Starting at the first line of the listing below, repeat each line exactly until the line containing "(0,0) rectangle (363,344);", which you include. Leave out pictures.

**Material**
-- begin --

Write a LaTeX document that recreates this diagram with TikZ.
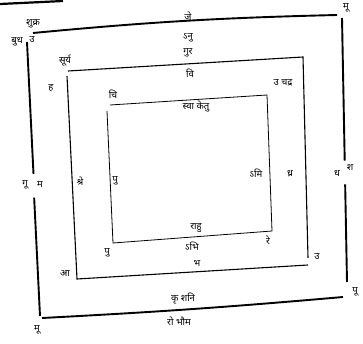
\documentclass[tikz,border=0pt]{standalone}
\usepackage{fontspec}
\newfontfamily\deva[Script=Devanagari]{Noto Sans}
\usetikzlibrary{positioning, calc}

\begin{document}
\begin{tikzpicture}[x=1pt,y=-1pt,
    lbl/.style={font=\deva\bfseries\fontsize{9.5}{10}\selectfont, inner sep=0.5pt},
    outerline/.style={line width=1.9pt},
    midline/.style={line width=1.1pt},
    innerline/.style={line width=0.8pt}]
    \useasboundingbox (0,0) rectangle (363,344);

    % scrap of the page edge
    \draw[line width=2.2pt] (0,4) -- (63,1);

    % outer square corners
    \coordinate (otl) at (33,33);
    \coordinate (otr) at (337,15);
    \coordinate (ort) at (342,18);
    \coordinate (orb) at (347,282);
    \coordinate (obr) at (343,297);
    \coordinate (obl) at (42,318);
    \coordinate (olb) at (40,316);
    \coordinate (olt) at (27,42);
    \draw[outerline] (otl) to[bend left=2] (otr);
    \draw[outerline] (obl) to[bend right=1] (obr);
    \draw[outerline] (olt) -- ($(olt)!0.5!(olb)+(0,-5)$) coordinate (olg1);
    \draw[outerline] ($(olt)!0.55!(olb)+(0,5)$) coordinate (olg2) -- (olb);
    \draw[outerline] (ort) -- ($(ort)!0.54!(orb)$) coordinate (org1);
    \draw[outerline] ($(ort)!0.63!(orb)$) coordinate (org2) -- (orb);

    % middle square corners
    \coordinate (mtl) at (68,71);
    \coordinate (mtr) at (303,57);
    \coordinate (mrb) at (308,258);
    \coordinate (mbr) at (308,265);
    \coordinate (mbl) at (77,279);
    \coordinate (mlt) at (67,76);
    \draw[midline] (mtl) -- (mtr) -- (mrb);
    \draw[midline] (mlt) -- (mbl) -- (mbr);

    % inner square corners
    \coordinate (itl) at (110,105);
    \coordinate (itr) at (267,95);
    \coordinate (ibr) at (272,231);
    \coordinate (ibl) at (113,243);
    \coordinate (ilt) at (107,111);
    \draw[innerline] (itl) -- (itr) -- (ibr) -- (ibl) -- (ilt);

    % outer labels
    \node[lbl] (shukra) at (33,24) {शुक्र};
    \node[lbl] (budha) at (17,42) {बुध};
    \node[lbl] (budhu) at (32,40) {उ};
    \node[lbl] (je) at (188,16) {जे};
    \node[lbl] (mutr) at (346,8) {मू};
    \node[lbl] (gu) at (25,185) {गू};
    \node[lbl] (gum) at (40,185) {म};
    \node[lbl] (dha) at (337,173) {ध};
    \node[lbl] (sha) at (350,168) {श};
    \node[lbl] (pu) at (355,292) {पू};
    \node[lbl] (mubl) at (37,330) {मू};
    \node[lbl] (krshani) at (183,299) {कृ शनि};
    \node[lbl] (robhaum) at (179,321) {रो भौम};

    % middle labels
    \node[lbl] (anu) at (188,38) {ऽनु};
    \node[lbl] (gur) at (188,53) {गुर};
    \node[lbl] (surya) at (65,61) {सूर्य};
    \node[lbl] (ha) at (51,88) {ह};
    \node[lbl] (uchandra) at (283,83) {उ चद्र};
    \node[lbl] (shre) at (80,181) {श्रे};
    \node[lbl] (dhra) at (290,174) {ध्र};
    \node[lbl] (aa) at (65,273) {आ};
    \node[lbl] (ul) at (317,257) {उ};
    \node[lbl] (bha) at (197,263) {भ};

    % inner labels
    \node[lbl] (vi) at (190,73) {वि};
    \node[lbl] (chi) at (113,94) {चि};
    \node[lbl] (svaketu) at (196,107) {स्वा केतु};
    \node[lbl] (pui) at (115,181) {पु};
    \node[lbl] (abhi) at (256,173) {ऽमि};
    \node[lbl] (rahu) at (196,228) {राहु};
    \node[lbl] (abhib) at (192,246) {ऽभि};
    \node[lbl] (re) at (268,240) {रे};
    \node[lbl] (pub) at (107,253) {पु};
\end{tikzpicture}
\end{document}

-- end --

**Full response**
Write a LaTeX document that recreates this diagram with TikZ.
\documentclass[tikz,border=0pt]{standalone}
\usepackage{fontspec}
\newfontfamily\deva[Script=Devanagari]{Noto Sans}
\usetikzlibrary{positioning, calc}

\begin{document}
\begin{tikzpicture}[x=1pt,y=-1pt,
    lbl/.style={font=\deva\bfseries\fontsize{9.5}{10}\selectfont, inner sep=0.5pt},
    outerline/.style={line width=1.9pt},
    midline/.style={line width=1.1pt},
    innerline/.style={line width=0.8pt}]
    \useasboundingbox (0,0) rectangle (363,344);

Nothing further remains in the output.